Jumat, 11 Maret 2016

Menolak Politik Balas Jasa


          Sebanyak 17 pasang Gubernur dan 199 pasang Walikota/Bupati telah dilantik. Kepala daerah hasil Pilkada serentak itu telah resmi menjadi pimpinan di daerah mereka masing-masing. Sekarang mereka mulai berbena, memahami persoalan, bersosialisasi dengan bawahan serta menyiapkan gebrakan. Setiap kepala daerah memiliki visi-misi. Visi-misi tersebut akan dijadikan acuan rakyat mengukur kinerja mereka. Di samping itu tentu janji-janji saat kampanye juga akan dinanti realisasinya.

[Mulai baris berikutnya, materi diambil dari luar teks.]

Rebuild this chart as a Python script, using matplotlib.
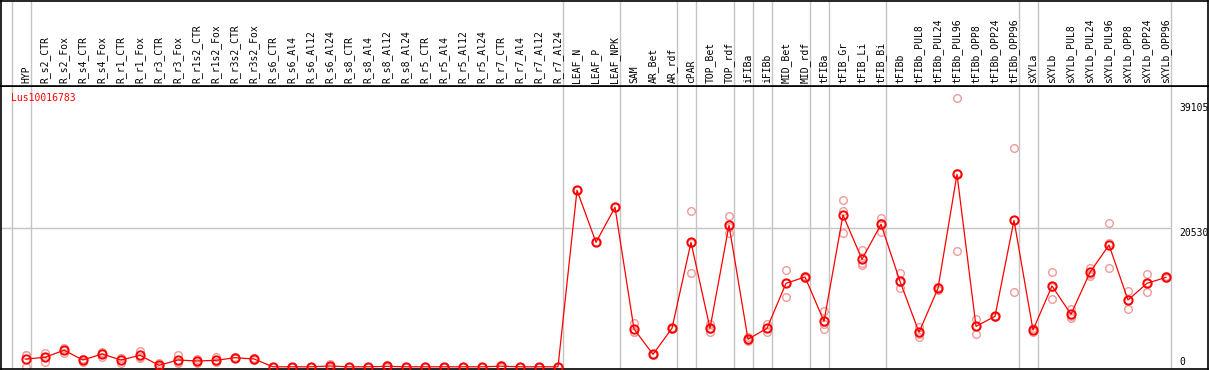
import matplotlib
matplotlib.use('Agg')
import matplotlib.pyplot as plt

gene = 'Lus10016783'

samples = ['HYP', 'R_s2_CTR', 'R_s2_Fox', 'R_s4_CTR', 'R_s4_Fox', 'R_r1_CTR', 'R_r1_Fox',
           'R_r3_CTR', 'R_r3_Fox', 'R_r1s2_CTR', 'R_r1s2_Fox', 'R_r3s2_CTR', 'R_r3s2_Fox',
           'R_s6_CTR', 'R_s6_Al4', 'R_s6_Al12', 'R_s6_Al24', 'R_s8_CTR', 'R_s8_Al4',
           'R_s8_Al12', 'R_s8_Al24', 'R_r5_CTR', 'R_r5_Al4', 'R_r5_Al12', 'R_r5_Al24',
           'R_r7_CTR', 'R_r7_Al4', 'R_r7_Al12', 'R_r7_Al24', 'LEAF_N', 'LEAF_P', 'LEAF_NPK',
           'SAM', 'AR_Bet', 'AR_rdf', 'cPAR', 'TOP_Bet', 'TOP_rdf', 'iFIBa', 'iFIBb',
           'MID_Bet', 'MID_rdf', 'tFIBa', 'tFIB_Gr', 'tFIB_Li', 'tFIB_Bi', 'tFIBb',
           'tFIBb_PUL8', 'tFIBb_PUL24', 'tFIBb_PUL96', 'tFIBb_OPP8', 'tFIBb_OPP24',
           'tFIBb_OPP96', 'sXYLa', 'sXYLb', 'sXYLb_PUL8', 'sXYLb_PUL24', 'sXYLb_PUL96',
           'sXYLb_OPP8', 'sXYLb_OPP24', 'sXYLb_OPP96']

means = [1150, 1410, 2450, 1010, 1900, 1010, 1700, 220, 1010, 860, 960, 1350, 1160,
         0, 0, 0, 120, 0, 0, 70, 0, 0, 0, 0, 0, 90, 0, 0, 0,
         26160, 18450, 23640, 5600, 1850, 5710, 18450, 5710, 20970, 4080, 5710,
         12370, 13310, 6740, 22500, 15930, 21120, 12670, 5110, 11630, 28530, 6000,
         7480, 21710, 5450, 11980, 7780, 14000, 18050, 9900, 12370, 13260]

rep1 = [1750, 2090, 2740, 1200, 2140, 1250, 2400, 500, 1750, 1150, 1500, 1450, 1300,
        0, 0, 0, 360, 0, 0, 210, 0, 0, 0, 0, 0, 270, 0, 0, 0,
        26160, 18450, 23640, 6540, 1900, 5800, 23090, 6350, 22350, 4400, 6300,
        14350, 13500, 8230, 24680, 17310, 22010, 13860, 5940, 11900, 39790, 7080,
        7600, 32380, 5700, 14010, 8620, 14700, 21270, 11230, 13710, 13400]
rep2 = [1700, 1430, 2520, 1120, 2060, 1270, 1400, 160, 770, 880, 720, 1350, 1150,
        0, 0, 0, 0, 0, 0, 0, 0, 0, 0, 0, 0, 0, 0, 0, 0,
        26160, 18450, 23640, 5150, 1850, 5700, 18400, 5600, 20780, 4000, 5700,
        12420, 13300, 6400, 23030, 15400, 21330, 12520, 4930, 11630, 28680, 6100,
        7480, 21710, 5450, 11870, 7220, 13800, 18280, 9950, 12360, 13260]
rep3 = [0, 710, 2090, 710, 1500, 510, 1300, 0, 510, 550, 660, 1250, 1030,
        0, 0, 0, 0, 0, 0, 0, 0, 0, 0, 0, 0, 0, 0, 0, 0,
        26160, 18450, 23640, 5110, 1800, 5630, 13860, 5180, 19790, 3840, 5130,
        10340, 13130, 5600, 19790, 15090, 20020, 11630, 4460, 11360, 17120, 4820,
        7360, 11040, 5200, 10050, 7500, 13500, 14600, 8520, 11040, 13120]

# group separators sit just after these sample indices
group_ends = [-1, 0, 28, 31, 34, 35, 37, 38, 39, 41, 42, 45, 52, 53, 60]
ytick_vals = [39105, 20530, 0]

W, H = 1209, 370
fig = plt.figure(figsize=(W / 100, H / 100), dpi=100)
font = 'DejaVu Sans Mono'

x = list(range(len(samples)))
xlim = ((1 - 26) / 19, (1208 - 26) / 19)
head_bottom = 85.5
plot_bottom = 368.5
ylim = (-(plot_bottom - 366.8) * 148.2, (366.8 - head_bottom) * 148.2)

ax = fig.add_axes([1 / W, (H - plot_bottom) / H, 1207 / W, (plot_bottom - head_bottom) / H])
hx = fig.add_axes([1 / W, (H - head_bottom) / H, 1207 / W, (head_bottom - 0.5) / H])

for a in (ax, hx):
    a.set_xlim(*xlim)
    a.set_xticks([])
    a.set_yticks([])
    for s in a.spines.values():
        s.set_color('black')
        s.set_linewidth(1.2)
    for g in group_ends:
        a.axvline(g + 0.25, color='#c4c4c4', lw=1, zorder=1)

ax.set_ylim(*ylim)
hx.set_ylim(0, 1)

ax.hlines(20530, xlim[0], group_ends[-1] + 0.25, color='#c4c4c4', lw=1, zorder=1)

for r in (rep1, rep2, rep3):
    ax.plot(x, r, ls='none', marker='o', ms=5.5, mfc='none', mec='#f09a9a', mew=1.0, zorder=2)
ax.plot(x, means, color='red', lw=0.9, zorder=3)
ax.plot(x, means, ls='none', marker='o', ms=6, mfc='none', mec='red', mew=1.4, zorder=4)

for i, name in enumerate(samples):
    hx.text(i, 0.03, name, rotation=90, ha='center', va='bottom', fontsize=7,
            family=font, color='black')

ax.text(10 / 1207, 1 - 12 / (plot_bottom - head_bottom), gene, transform=ax.transAxes,
        ha='left', va='center', fontsize=7, family=font, color='red')

xr = (1179 - 26) / 19
ax.text(xr, ytick_vals[0], str(ytick_vals[0]), ha='left', va='top', fontsize=7, family=font)
ax.text(xr, ytick_vals[1], str(ytick_vals[1]), ha='left', va='top', fontsize=7, family=font)
ax.text(xr, ytick_vals[2] + 200, str(ytick_vals[2]), ha='left', va='baseline', fontsize=7, family=font)

fig.savefig('out.png', dpi=100, facecolor='white')
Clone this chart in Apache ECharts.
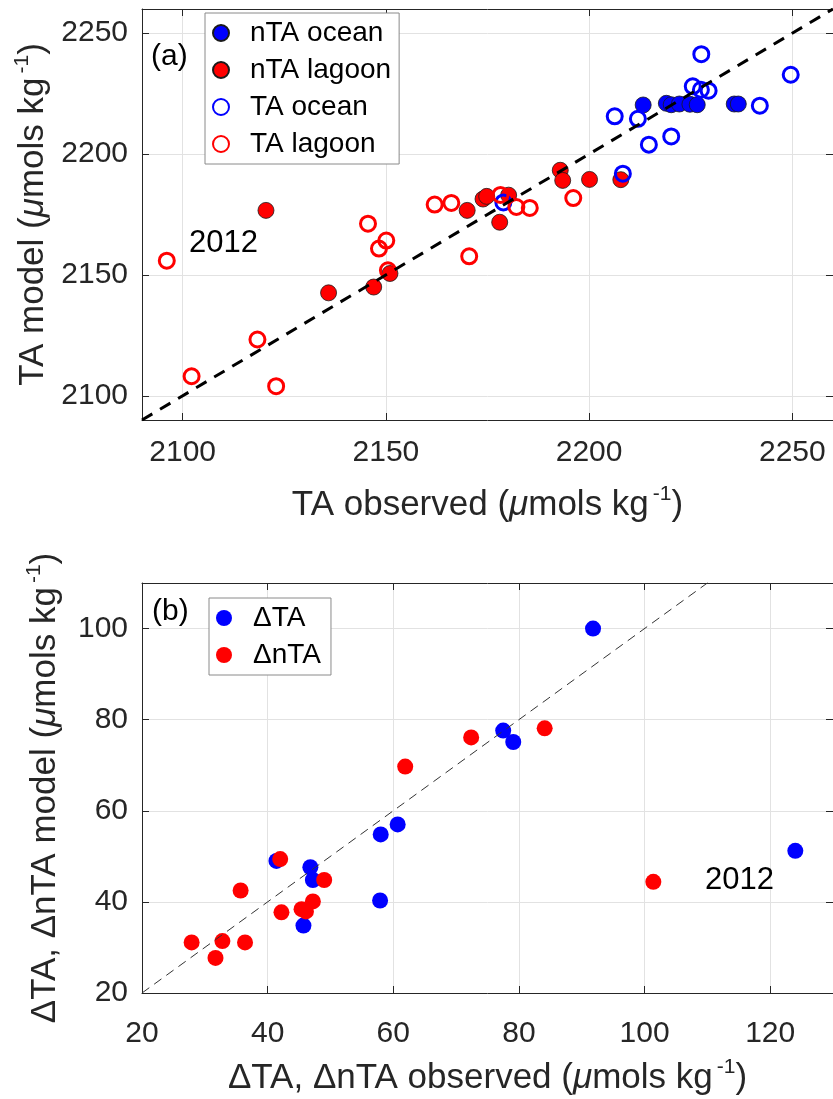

          Dalam meraih sukses memenangkan Pilkada, kepala daerah telah mengeluarkan biaya cukup besar, dukungan dari berbagai pihak. Dukungan datang dari para pengusaha, birokrat dan tokoh masyarakat. Dukungan politik seperti itu tentu tak gratis. Ada transaksi  yang disepakati. Ada kepentingan yang dijanjikan.  Bahkan ada jabatan, kursi atau posisi yang ditawarkan.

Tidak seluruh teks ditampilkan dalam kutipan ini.